NYC mayor pledges RENAMING & painting streets ‘Black Lives Matter’ in bid to appease George Floyd protesters
“A proposal put on the table was to name streets in each borough and to paint the words on the streets of this city. In each borough, at a crucial location,” the mayor said at a press conference on Tuesday, adding that it was time the city officially did something “to represent the fundamental power of Black Lives Matter.”
What will be clear in the street name and on the streets of our city is that message, that now our city must fully, fully, deeply feel – and this nation must as well – that Black Lives Matter.
One of the locations will be “near” the City Hall in Manhattan, while the others will be decided by city leaders and activists, the mayor added.Also on rt.com WATCH: DC city workers paint GIANT Black Lives Matter mural on street near WH, BLM calls it ‘performative’

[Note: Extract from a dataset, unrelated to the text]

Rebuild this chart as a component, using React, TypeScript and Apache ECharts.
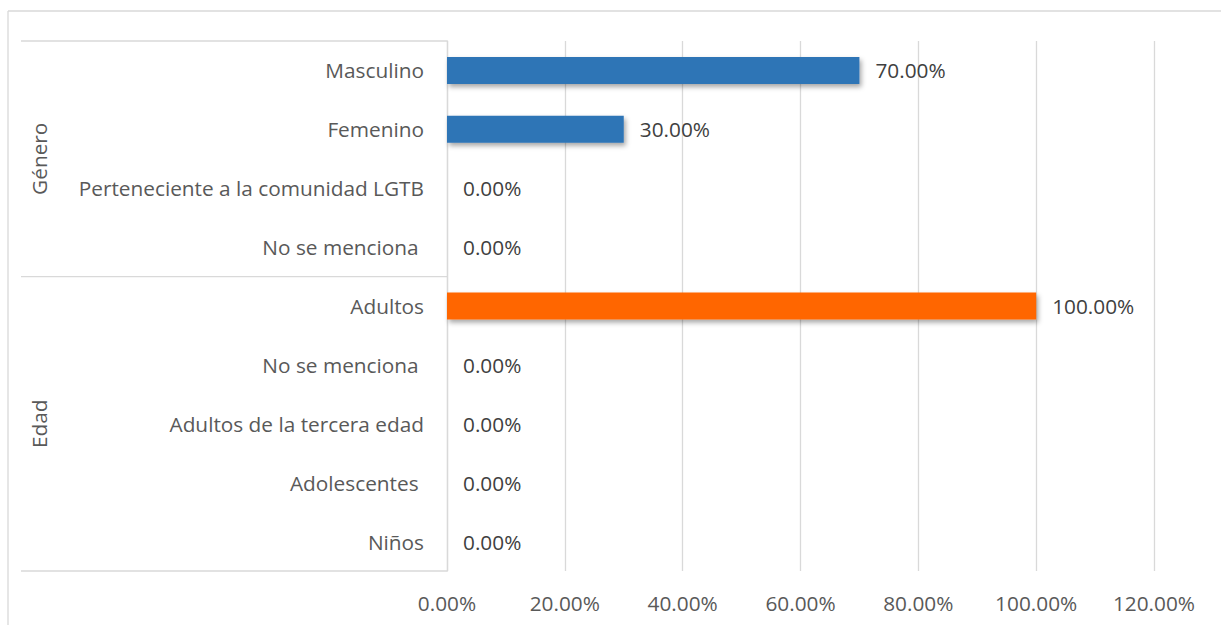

De Blasio’s redecoration pledge is patterned after the similar stunt by Washington DC Mayor Muriel Bowser, who last week had city workers paint BLACK LIVES MATTER along the street just north of the White House, and put up a sign “Black Lives Matter Plaza” outside the church vandalized and set on fire by protesters several days earlier.
Black Lives Matter DC responded by calling the gestures “performative” and demanding more specific steps, such as defunding the police.
On Monday, protesters in New York gathered outside Gracie Mansion – the mayoral residence – to demand De Blasio’s resignation.
Gracie mansion, right now. Chants of “Deblasio, resign” pic.twitter.com/Km7SRKaTNV— grif (@griffin_nyc) June 9, 2020
New York has been hit by a wave of protests sparked by the death of George Floyd in Minneapolis, Minnesota on May 25. The African-American man died after a police officer knelt on his neck for almost nine minutes. Though the officer was immediately fired and quickly charged with murder, protests turned to riots within days and spread to the rest of the US.
De Blasio has come under harsh criticism this week, not just by activists but by other city officials, over his handling of both the protests and the Covid-19 pandemic, which hit New York City particularly hard.